GaLore$+$: Boosting Low-Rank Adaptation for LLMs with Cross-Head Projection
Liao, Xutao, Li, Shaohui, Xu, Yuhui, Li, Zhi, Liu, Yu, He, You
–arXiv.org Artificial Intelligence
A variety of parameter-efficient fine-tuning methods have emerged in recent years, enabling an increasing number of institutions and researchers to fine-tune LLMs to meet their specific requirements. Adapters (Rebuffi et al., 2017; Houlsby et al., 2019; Lin et al., 2020; Karimi Mahabadi et al., 2021b;a) enable parameter-efficient fine-tuning by inserting trainable layers into LLMs while keeping other layers frozen.
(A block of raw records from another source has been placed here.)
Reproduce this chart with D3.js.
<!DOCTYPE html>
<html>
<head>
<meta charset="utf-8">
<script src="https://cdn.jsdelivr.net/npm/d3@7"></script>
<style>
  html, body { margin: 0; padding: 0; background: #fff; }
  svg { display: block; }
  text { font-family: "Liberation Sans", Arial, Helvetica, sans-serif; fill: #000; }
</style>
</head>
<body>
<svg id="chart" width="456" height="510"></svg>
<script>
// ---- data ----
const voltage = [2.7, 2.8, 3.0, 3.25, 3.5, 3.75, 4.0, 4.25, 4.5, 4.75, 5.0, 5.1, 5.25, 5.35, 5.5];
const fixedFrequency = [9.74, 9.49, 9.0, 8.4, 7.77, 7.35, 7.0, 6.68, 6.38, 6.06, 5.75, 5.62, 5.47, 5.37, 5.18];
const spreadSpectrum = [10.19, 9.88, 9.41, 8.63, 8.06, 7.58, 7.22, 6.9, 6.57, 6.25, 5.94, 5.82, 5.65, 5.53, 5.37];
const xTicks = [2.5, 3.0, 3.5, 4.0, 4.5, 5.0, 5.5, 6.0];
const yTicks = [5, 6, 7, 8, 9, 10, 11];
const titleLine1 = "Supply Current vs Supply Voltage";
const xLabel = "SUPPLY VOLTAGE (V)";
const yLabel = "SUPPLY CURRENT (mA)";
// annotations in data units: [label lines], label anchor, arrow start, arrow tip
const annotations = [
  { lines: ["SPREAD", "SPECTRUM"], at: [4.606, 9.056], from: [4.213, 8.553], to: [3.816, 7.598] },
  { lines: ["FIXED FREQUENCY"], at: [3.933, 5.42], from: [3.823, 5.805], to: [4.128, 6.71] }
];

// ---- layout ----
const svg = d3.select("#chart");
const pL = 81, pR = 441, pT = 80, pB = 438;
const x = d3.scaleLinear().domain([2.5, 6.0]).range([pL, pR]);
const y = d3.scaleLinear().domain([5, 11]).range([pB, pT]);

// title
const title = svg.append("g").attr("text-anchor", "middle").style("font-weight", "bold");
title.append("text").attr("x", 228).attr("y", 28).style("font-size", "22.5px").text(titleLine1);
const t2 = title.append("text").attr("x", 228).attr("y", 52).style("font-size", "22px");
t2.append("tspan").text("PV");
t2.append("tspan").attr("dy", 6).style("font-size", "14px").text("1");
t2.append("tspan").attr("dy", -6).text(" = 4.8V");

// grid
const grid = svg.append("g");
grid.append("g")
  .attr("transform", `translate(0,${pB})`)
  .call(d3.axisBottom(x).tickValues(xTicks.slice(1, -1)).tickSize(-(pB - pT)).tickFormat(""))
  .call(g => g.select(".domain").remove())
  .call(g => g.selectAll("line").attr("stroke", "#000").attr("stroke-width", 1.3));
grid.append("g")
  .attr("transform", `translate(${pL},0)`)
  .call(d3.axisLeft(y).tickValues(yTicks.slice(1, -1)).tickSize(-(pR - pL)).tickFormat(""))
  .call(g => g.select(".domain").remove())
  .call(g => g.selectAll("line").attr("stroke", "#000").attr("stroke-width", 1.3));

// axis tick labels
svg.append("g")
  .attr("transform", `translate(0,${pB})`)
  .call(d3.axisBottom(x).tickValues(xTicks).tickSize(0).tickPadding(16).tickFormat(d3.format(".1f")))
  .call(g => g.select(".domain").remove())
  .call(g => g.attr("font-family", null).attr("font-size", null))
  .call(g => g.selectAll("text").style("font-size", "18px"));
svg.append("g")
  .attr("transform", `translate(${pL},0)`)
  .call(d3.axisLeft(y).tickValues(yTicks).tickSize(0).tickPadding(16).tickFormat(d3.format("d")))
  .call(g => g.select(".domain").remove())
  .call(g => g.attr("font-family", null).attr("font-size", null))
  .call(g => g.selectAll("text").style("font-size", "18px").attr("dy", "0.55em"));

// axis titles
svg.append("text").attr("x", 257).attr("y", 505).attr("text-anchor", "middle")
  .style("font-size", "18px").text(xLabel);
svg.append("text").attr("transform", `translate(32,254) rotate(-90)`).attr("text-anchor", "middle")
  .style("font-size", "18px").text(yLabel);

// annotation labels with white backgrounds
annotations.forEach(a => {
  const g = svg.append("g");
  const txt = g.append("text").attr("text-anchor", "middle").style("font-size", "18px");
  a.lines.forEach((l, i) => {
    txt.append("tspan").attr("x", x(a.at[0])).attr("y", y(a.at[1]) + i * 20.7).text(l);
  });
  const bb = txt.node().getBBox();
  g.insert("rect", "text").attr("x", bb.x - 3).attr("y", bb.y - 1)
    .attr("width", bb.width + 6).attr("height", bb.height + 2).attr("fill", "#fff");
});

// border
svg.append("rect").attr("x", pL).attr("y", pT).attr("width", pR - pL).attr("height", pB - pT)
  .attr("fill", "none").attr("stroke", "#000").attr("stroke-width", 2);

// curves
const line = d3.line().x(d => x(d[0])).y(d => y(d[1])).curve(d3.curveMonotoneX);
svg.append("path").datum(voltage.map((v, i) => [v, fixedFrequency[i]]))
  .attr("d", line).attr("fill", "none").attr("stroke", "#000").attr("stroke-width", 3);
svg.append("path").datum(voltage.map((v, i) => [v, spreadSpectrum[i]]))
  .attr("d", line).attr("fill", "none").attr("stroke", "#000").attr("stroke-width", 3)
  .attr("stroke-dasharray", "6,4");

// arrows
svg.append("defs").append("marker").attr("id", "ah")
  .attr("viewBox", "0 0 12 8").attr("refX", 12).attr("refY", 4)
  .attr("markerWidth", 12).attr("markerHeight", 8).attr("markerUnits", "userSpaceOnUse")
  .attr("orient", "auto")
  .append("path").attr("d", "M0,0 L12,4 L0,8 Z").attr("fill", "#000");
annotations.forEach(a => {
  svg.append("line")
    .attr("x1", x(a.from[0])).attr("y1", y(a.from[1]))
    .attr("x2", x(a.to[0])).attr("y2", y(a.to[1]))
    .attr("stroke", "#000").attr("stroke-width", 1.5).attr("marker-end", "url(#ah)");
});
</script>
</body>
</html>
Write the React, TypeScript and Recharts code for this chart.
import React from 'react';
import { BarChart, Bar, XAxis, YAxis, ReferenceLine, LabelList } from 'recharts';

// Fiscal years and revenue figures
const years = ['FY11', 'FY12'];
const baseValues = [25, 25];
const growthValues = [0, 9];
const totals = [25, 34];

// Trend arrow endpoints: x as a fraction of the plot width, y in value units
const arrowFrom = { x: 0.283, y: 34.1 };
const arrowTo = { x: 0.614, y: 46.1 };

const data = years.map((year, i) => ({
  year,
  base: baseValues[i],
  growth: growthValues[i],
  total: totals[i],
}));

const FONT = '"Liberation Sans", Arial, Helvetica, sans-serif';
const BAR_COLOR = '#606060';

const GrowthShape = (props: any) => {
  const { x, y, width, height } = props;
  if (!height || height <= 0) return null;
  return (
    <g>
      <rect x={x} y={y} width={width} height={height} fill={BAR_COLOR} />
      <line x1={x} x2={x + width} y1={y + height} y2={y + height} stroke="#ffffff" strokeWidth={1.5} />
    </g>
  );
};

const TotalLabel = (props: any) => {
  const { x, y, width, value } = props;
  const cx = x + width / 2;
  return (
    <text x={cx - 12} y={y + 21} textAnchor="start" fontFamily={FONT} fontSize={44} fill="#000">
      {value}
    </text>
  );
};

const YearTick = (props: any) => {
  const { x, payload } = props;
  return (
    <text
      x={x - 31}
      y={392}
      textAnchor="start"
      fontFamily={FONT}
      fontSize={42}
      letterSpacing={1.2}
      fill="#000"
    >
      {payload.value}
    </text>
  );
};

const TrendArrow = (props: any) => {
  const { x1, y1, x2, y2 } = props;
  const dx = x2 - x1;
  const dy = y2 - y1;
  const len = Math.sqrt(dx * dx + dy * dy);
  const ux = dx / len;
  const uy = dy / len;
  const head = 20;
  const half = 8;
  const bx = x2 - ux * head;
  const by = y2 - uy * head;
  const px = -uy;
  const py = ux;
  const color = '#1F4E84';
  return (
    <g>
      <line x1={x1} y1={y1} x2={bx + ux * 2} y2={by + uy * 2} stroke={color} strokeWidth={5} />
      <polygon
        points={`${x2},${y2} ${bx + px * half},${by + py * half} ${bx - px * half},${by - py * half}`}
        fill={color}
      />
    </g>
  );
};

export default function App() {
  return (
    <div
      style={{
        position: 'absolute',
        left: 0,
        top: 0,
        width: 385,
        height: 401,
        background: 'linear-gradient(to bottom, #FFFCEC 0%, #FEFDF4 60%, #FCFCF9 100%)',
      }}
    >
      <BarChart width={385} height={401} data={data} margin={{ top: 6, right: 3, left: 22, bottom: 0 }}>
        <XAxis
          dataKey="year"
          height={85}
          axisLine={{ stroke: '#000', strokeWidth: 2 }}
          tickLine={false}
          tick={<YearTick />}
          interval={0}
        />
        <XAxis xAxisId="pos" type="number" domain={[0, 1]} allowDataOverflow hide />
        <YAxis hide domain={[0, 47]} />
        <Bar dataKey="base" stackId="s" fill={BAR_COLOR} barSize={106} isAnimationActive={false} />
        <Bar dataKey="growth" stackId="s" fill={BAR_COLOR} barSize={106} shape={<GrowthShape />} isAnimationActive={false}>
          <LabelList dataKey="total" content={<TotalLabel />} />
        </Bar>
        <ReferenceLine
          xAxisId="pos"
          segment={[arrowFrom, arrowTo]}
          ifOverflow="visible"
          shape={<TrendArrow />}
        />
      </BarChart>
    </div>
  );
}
However, this approach also introduces additional inference latency. BitFit (Zaken et al., 2021) selectively tunes only the biases within the network, significantly reducing the number of parameters involved in fine-tuning. Prompt tuning achieves parameter-efficient fine-tuning by optimizing a set of new input tokens or prompts for each task (Li & Liang, 2021; Lester et al., 2021; Hambardzumyan et al., 2021; Liu et al., 2023). Hu et al. (2022) introduced LoRA, proposing that weight updates are low-rank and can be expressed as the product of two low-rank matrices. Furthermore, the trainable parameters can be merged with the original weights, eliminating additional inference latency. Recent studies combined parameter-efficient fine-tuning methods with quantization to enhance memory efficiency during the fine-tuning of LLMs (Kwon et al., 2022; Dettmers et al., 2023; Chai et al., 2023; Xu et al., 2023). And DoRA (Liu et al., 2024), or Weight-Decomposed Low-Rank Adaptation, is a parameterefficient fine-tuning method designed to enhance learning capacity and stability by decomposing pre-trained weights into magnitude and direction components, leveraging LoRA for directional updates, and achieving superior performance across tasks without additional inference costs.
arXiv.org Artificial Intelligence
Dec-15-2024